Given that most western countries tend to have their children move to their own room sometime after 6 months of age, parents want to keep an eye on their kids for quite some time thereafter. Cue, the baby cam. These handy devices allow you to check in on your baby when they toss and turn, see what that bang was from in their room, or just take a little time appreciate their sleeping faces without disturbing them.
Some General Tips
- Pulling Stuff Over: Kids get hurt all the time trying to reach stuff just out of their reach. Just try to make sure you don’t have any precariously placed, heavy items that they may reach and pull over onto themselves. Also of concern is some lighter, but top heavy furniture that could get pulled down as well. There are a host of safety products like these that can mitigate some of the concern, but we’d advise trying to create a safe space for your kids to play in simply gate off hard to baby-proof areas of the home. Try to establish some things as off limits for your kids too.
- Knives Once Walking: I couldn’t believe how quickly my boy was blindly reaching up onto counters a month or two after he started walking. All of a sudden we had to get strict about using the kitchen gate again and be extra careful about what we left out on the counters. Just a quick word to the wise, it really does happen fast and what was never a concern for a year and half, can all of a sudden become worrisome.
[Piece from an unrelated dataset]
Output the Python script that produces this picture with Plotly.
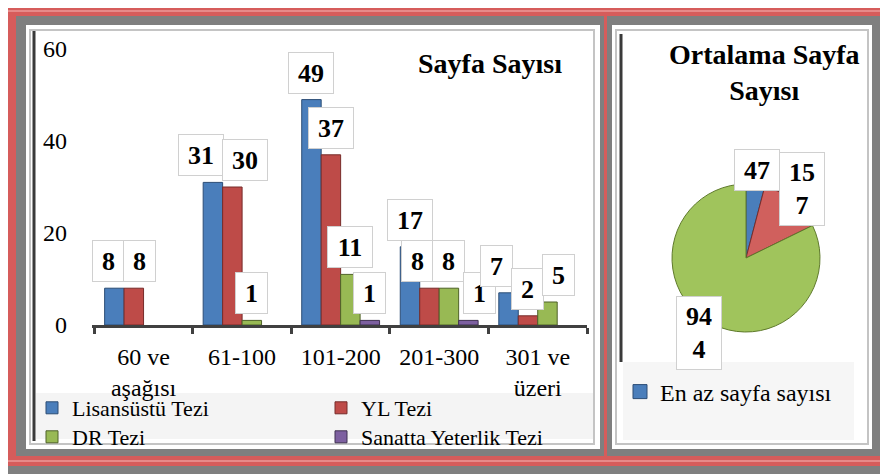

- Keep the Crib Clear: Every parent should read up on SIDS before the birth of their child. Much of the literature will talk about the risks of smoking and overdressing, but he main unintuitive directions I gleaned from my various classes and research were, always have infants sleep on their backs and do not have any extra objects, including padding, in the cribs until one year of age. They are all choking hazards and to be avoided at all costs. Those are the main ones though. Following those rules should keep you and your baby resting easy at night.